To implement the REVERT opcode, the EVM to Valida compiler can simply write the final state root hashes to the output tape, indicating the initial state root hashes as the final state root hashes, and then terminate.
Another set of challenges to consider is how to deal with the opcodes related to external contracts: CREATE, CALL, RETURNDATASIZE, RETURNDATACOPY, RETURN, DELEGATECALL, CREATE2, and STATICCALL. These have to do with creating and calling other Ethereum contracts. When calling another contract, it has its own RAM and ROM address spaces, and it can add its own calls to the call stack, each of which has its own RAM and ROM address spaces.
CREATE adds a new contract to the global state.
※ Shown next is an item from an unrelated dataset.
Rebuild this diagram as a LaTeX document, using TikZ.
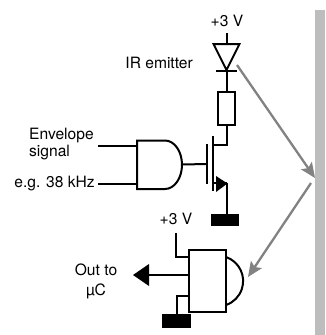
\documentclass[tikz,border=0pt]{standalone}
\usepackage{fontspec}
\setmainfont{TeX Gyre Heros}
\usetikzlibrary{arrows.meta}
\tikzset{
  wire/.style={line width=2pt},
  label/.style={font=\fontsize{15.6}{17}\selectfont, align=center, inner sep=0pt},
  beam/.style={line width=2.3pt, draw=irgray, -{Stealth[length=15pt, width=13pt, inset=3pt]}},
  earth/.style={fill=black, draw=none, rectangle, inner sep=0pt},
}
\definecolor{irgray}{RGB}{130,130,130}
\definecolor{wallgray}{RGB}{189,189,189}
\begin{document}
\begin{tikzpicture}[x=1pt, y=-1pt]
      \useasboundingbox (0, 0) rectangle (325, 335);
      % wall
      \fill[wallgray] (315, 10) rectangle (325, 335);
      % emitter branch
      \node[label] (vcctop) at (227, 21) {+3 V};
      \node[label, anchor=east] (emitterlabel) at (193, 63) {IR emitter};
      \coordinate (diodetop) at (226.5, 43);
      \coordinate (diodetip) at (226.5, 70);
      \draw[wire, line join=miter] (213.5, 44) -- (239.5, 44) -- (diodetip) -- cycle;
      \draw[wire] (216, 71) -- (237, 71);
      \draw[wire] (226.5, 33) -- (diodetop);
      \node[wire, draw, rectangle, minimum width=17pt, minimum height=33pt, inner sep=0pt] (resistor) at (226.5, 108.5) {};
      \draw[wire] (diodetip) -- (resistor.north);
      \coordinate (drain) at (212.5, 145);
      \draw[wire] (resistor.south) |- (drain);
      % mosfet
      \draw[wire] (212.5, 136) -- (212.5, 191);
      \draw[wire] (207, 144) -- (207, 184);
      \coordinate (gate) at (207, 164);
      \coordinate (source) at (226.5, 183);
      \draw[wire] (212.5, 183) -- (source);
      \fill (216, 176) -- (227.5, 183.5) -- (216, 192) -- cycle;
      \node[earth, minimum width=28pt, minimum height=12pt] (grounda) at (225, 220) {};
      \draw[wire] (source) -- (source |- grounda.north);
      % and gate
      \coordinate (andtip) at (182, 164.5);
      \coordinate (ina) at (137, 146);
      \coordinate (inb) at (137, 184);
      \draw[wire] (137, 140.5) -- (165, 140.5) arc[start angle=-90, end angle=90, x radius=17, y radius=24.25] -- (137, 189) -- cycle;
      \draw[wire] (andtip) -- (gate);
      \node[label, align=left, anchor=west] (envelope) at (29, 144.5) {Envelope\\signal};
      \node[label, anchor=east] (carrier) at (95, 184) {e.g. 38 kHz};
      \coordinate (enda) at (98, 146);
      \coordinate (endb) at (98, 184);
      \draw[wire] (enda) -- (ina);
      \draw[wire] (endb) -- (inb);
      % receiver
      \node[wire, draw, rectangle, minimum width=37pt, minimum height=62pt, inner sep=0pt] (receiver) at (207.5, 281) {};
      \draw[wire] (226, 257) arc[start angle=-71, end angle=71, radius=25.4];
      \node[label] (vccbottom) at (176, 219) {+3 V};
      \coordinate (vccend) at (176, 233);
      \draw[wire] (vccend) |- (189, 257);
      \coordinate (outtip) at (133, 275);
      \draw[wire] (189, 275) -- (148, 275);
      \fill (outtip) -- (149, 264) -- (149, 286) -- cycle;
      \node[label] (outlabel) at (96, 281) {Out to\\[3pt]µC};
      \node[earth, minimum width=29pt, minimum height=14pt] (groundb) at (176.5, 321) {};
      \draw[wire] (189, 296) -| (groundb.north);
      % beams
      \coordinate (beamstart) at (237, 65);
      \coordinate (beamend) at (315, 178);
      \coordinate (backstart) at (311, 183);
      \coordinate (backend) at (248, 277);
      \draw[beam] (beamstart) -- (beamend);
      \draw[beam] (backstart) -- (backend);
    \end{tikzpicture}
\end{document}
This opcode can be implemented in the compiler by considering that this is an instance of writing to the global state trie. In the ABI, the host code writes the resulting global state trie root has to the input tape, and the guest code writes the new element(s) of the global state trie to the output tape. CREATE2 is similar and can be implemented similarly.
The remaining opcodes related to external contracts have to do with calling other Ethereum contracts. It seems simplest to handle these opcodes by externalizing calls to other contracts. In the ABI, the host code writes to the input tape the calls, and the results of the calls, that the guest code makes. The guest code reads the input tape and checks that the calls it wants to make are recorded there where it expects them to be. It reads the results of the calls. The guest code writes the same data that it reads about calls to the output tape, so that this data becomes part of the statement being proven. The data about the calls includes the resulting state tries after each call.
In the presence of external calls, the statement being proven does not assert the correctness of a state transition; instead, it conditionally asserts the correctness of a state transition, conditional on the correctness of the state transitions claimed for the external calls. In order to succinctly prove the correctness of a state transition unconditionally in the presence of external calls, a proof aggregator can combine execution proofs relating to the external calls, with conditional execution proofs relating to the contexts in which those calls occur.